“Cartas para Irene” funde linguagens

A Ananda Cia. de Dança Contemporânea estreia “Cartas para Irene”, uma criação de dança e teatro que fala sobre memória e saudade e se estrutura a partir de cartas escritas pelo dançarino e ator Oscar Capucho à sua mãe, falecida em abril de 2012. Ele ficou cego aos nove anos devido a um descolamento de retina.
Neste espaço-tempo que marca a transição entre o mundo permeado por imagens e um outro, no início obscuro, permeado de incertezas, Oscar descreve com muita emoção o papel que Irene, sua mãe, teve em sua vida. A direção é de Anamaria Fernandes e codireção de Duna Dias. As apresentações vão acontecer hoje, às 20h; e amanhã, às 19h. Será disponibilizado acessibilidade de audiodescrição e tradução em libras. O acesso é gratuito pelo canal https://www.youtube.com/c/CiaAnanda.
“Cartas para Irene” nasceu de uma conversa entre Oscar e Anamaria, quando o artista conta sua história e apresenta, com emoção, as marcas de Irene em sua trajetória. A diretora, então, propôs que o artista escrevesse cartas à mãe durante seis meses. Este é o princípio norteador e fundante da criação da montagem. O processo de escrita teve início no mês de julho de 2020. As cartas, guardadas individualmente em envelopes selados, foram abertas de maneira aleatória. Cada carta, de conteúdo desconhecido pela diretora e assistente, instigou processos de improvisação nos quais o artista, na revelação do íntimo que a carta trouxe, transitou entre a escrita e a dança.
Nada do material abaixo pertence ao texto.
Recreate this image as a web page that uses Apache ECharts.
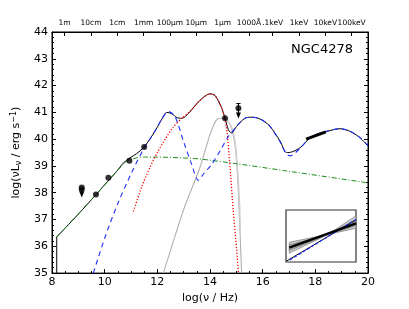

As cartas foram o alicerce da peça. Tudo partiu desta escrita, das linhas em braile que cruzam e marcam as folhas de papel. É um trabalho que propõe uma tessitura, no campo da intimidade, da escrita, da dança e da interpretação. Das palavras, emana-se um dizer do corpo, uma manifestação particular do íntimo que se desvela ao outro. “Nós buscamos fazer uma criação que captasse os sentimentos, as lembranças e emoções contidas nas cartas, de forma não literária. Trouxemos as palavras para o universo da dança, como matéria a ser esculpida pelo corpo, como um mergulho dentro do corpo. O atravessamento dessas emoções foi um processo difícil e delicado. Mas acredito que deste quarto íntimo, conseguimos criar algo sensível, tocante e compartilhável”, explica a diretora.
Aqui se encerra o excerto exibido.